What a High or Low NC Unemployment Rate Means for Benefits

The state's unemployment rate has one direct, practical connection to unemployment insurance: extended benefits (EB).

Under federal law, North Carolina — like all states — may trigger extended benefits when the state's insured unemployment rate or total unemployment rate crosses certain thresholds over a defined period. Extended benefits add additional weeks of UI payments beyond the standard maximum when the state's labor market is sufficiently stressed.

🔑 When NC's unemployment rate is low, extended benefit programs are generally not active. When it rises significantly, they may trigger — but only under specific federal formulas, not simply because the rate increases.

Standard UI benefits in North Carolina have a defined maximum duration under state law. Whether extended benefits are available at any given time depends on current rate thresholds and federal program rules, both of which change.

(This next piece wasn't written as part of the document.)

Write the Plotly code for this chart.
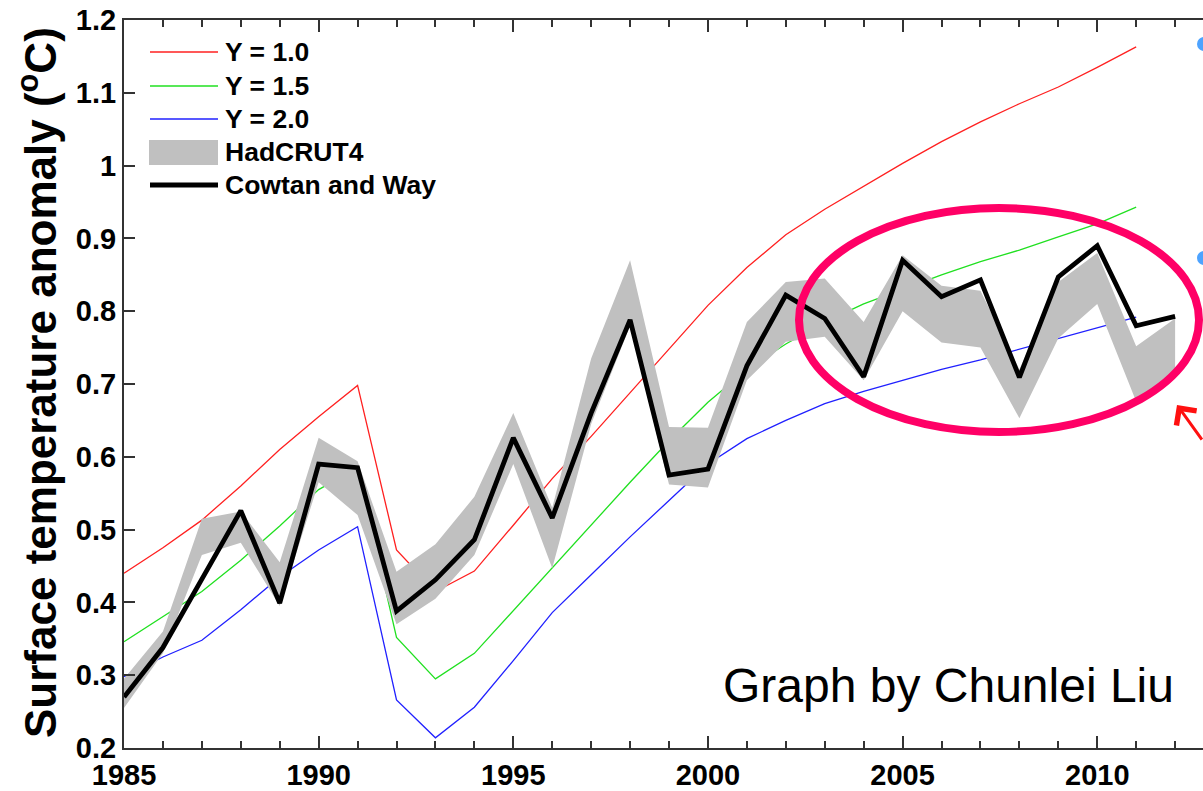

What This Data Doesn't Tell You About Your Own Claim

The unemployment rate — whether for NC, the U.S., or your specific county — has no bearing on individual eligibility for unemployment insurance. Whether someone qualifies for benefits in North Carolina depends on:

  • Wages earned during the base period (a specific prior window of employment)
  • The reason for job separation — layoff, voluntary quit, discharge for misconduct, and other circumstances are treated differently under NC law
  • Whether the claimant is able and available to work
  • Whether work search requirements are being met
  • How the employer responds to any claim filed

North Carolina's current unemployment rate can tell you something about the health of the state's labor market. It can't tell you whether a specific claim will be approved, what a weekly benefit amount will be, or how long benefits will last. Those answers come from the claimant's own work history, separation circumstances, and how NCDES applies state law to the specific facts of the case.